PARIS
NOTRE- DAME, LA PUISSANCE ET LA GLOIRE
À la contempler, en majesté sur l’île de la Cité, on pourrait croire que les bras de la Seine ne se sont écartés que pour l’accueillir. Il y a 855 ans démarrait son édification, vaste et rude chantier qui vit l’art gothique s’épanouir. Ce style architectural atteint ici la perfection – technique comme spirituelle. Voici l’histoire de la cathédrale de l’archidiocèse de Paris.
Que s’est-il passé au midi du Moyen Âge ? Pourquoi, en plein art roman, ce besoin de construire de nouvelles cathédrales qui n’étaient pas encore qualifiées de « gothiques » ? Selon Roland Recht, historien de l'art spécialiste de ce style, « dans l’architec- ture occidentale, à un moment donné, les évêques, les chanoines et les chapitres ont souhaité faire de la cathédrale l’expression du pouvoir épiscopal. Le gothique est né, “gothique” et “cathédrale” sont devenus quasiment synonymes. » Comment se présente l’île de la Cité avant que s’y élève Notre-Dame ? Au ive siècle, l’enceinte fortifiée de l’île abrite le port de marchandises de Paris alors appelée Lutèce. Au début de l’ère chrétienne, existait sous l’emplacement du parvis et de la cathédrale une basilique de grande dimension. À l’est de cette basilique se trouvait déjà une première église Notre-dame. La conversion de Clovis au christianisme vers 496 et son choix de Paris comme capitale du royaume franc vont consolider le diocèse. Celui-ci est situé dans la partie orientale de l’île, consacrée au spirituel, alors que le temporel, avec le palais des rois, est dévolu à la partie occidentale.
CRÉER UN LIEU UNIQUE
De l’époque paléochrétienne au xive siècle, quand l’évangélisation de l’europe est stabilisée, l’augmentation massive de fidèles et l’accueil de pèlerins créent de nouveaux besoins. Au début du xiie siècle, on assiste à un bouillonnement d’idées dans le Bassin pari-
sien. On sort du roman, on est en train d’inventer autre chose. On avance à tâtons d’un édifice, d’un chantier à l’autre, que les maçons peuvent rejoindre à pied. Plutôt que de construire des églises séparées, dédiées aux baptêmes ou à la prière, on va bâtir un seul édifice, la cathédrale.

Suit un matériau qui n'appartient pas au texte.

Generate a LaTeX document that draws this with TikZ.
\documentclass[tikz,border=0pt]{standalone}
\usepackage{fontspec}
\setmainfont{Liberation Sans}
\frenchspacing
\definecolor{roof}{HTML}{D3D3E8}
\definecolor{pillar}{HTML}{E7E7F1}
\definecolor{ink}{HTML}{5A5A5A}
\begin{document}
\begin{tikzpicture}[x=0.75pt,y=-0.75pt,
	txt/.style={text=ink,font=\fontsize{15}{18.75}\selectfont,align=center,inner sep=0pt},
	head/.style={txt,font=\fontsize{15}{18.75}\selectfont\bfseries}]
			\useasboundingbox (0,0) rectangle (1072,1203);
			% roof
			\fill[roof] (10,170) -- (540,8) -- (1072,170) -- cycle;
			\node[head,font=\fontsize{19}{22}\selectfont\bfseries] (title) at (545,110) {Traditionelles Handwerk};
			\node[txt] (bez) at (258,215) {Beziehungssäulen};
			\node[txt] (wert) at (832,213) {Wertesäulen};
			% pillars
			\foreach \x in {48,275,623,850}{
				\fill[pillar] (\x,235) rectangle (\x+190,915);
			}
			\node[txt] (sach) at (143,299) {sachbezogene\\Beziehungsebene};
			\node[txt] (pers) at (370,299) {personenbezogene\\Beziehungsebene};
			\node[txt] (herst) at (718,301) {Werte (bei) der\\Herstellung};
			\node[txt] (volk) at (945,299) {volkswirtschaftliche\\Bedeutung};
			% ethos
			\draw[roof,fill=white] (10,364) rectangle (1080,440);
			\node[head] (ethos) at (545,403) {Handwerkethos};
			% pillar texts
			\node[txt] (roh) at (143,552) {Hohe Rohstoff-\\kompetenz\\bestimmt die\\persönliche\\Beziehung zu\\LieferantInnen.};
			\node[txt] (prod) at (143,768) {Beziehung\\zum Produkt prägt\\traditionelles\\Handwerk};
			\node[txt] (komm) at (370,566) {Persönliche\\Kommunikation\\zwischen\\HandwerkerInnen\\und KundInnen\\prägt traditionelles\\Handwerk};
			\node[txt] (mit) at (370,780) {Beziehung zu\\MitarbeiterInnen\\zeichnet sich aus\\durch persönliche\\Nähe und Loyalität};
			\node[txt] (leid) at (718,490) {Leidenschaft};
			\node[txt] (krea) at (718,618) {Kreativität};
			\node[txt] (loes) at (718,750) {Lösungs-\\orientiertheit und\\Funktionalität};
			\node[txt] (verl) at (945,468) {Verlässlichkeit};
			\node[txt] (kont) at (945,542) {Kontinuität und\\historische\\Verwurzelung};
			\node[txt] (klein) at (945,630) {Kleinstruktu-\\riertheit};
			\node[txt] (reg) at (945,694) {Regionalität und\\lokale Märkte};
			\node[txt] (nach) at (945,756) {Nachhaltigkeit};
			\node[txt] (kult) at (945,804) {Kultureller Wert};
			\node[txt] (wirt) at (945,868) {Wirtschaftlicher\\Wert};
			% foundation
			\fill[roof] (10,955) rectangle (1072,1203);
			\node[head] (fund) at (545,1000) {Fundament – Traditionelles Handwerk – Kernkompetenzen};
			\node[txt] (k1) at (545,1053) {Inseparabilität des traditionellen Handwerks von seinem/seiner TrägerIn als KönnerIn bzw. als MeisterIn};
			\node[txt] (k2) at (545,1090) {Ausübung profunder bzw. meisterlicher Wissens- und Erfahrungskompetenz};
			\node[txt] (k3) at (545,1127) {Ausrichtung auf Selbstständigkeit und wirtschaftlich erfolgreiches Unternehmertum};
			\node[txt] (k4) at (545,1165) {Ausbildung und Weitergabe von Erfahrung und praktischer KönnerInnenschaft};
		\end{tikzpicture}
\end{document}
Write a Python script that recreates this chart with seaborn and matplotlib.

DES MOYENS À LA HAUTEUR DE L'ÉDIFICE
C’est l’évêque de Paris, Maurice de Sully, qui va s’en charger. Avec l’aide d’architectes anonymes, il conçoit un plan audacieux. On voit apparaître la voûte sur croisée d’ogives, les nefs sont de plus en plus hautes, elles comportent plus d’ouvertures que de mur, ce qui signifie des dépenses somptuaires. D’où venait l’argent ? « Le roi était loin d’être la ressource principale, précise Roland Recht. Les fonds venaient de l’évêque, des chanoines. Promulguer les indulgences favorisait la rentrée d’argent. Et puis on faisait appel à des seigneurs, à des aristocrates qui avaient les moyens de payer une chapelle, de faire l’offrande de quelques vitraux. » À plusieurs reprises, l’argent viendra à manquer et l’on sera obligé d’arrêter les travaux. Tous les ouvriers étaient payés à la tâche : quand il n’y avait plus de moyen de les rémunérer, ils étaient débauchés. La première pierre est posée en 1163. Les fondations sont établies dans un sol marécageux ; il faut creuser parfois jusqu’à huit mètres pour atteindre un sol stable. Charpentes et échafaudages proviennent des ressources forestières de l’évêque ; la pierre calcaire des carrières de la rive gauche est transportée par la Bièvre jusqu’à la Seine. Pour que les matériaux arrivent plus aisément sur le chantier, une artère de plus de six mètres de large, partant du portail de l’ancienne basilique, est percée dans un quartier très peuplé : la rue Neuve-notre-Dame. Maurice de Sully participe directement à l’organisation du chantier. À Paris, on trouve des tailleurs de pierre, des sculpteurs, des verriers qualifiés... Le choix d’édifier le bâtiment à l’est de la basilique Saint-étienne permet de commencer la construction de la nouvelle église par le chevet et le choeur, si bien que les offices ne seront jamais interrompus. En 1235, à l’exception des chapelles et des arcs-boutants, la cathédrale est achevée. Jusqu’à la première moitié du xiiie siècle, Notre-dame de Paris restera le plus grand édifice religieux du monde occidental, à l’image du pouvoir du plus grand évêque du domaine royal, l’évêque de Paris. L’édifice devait être exemplaire, dépasser tout ce qui s’était construit auparavant.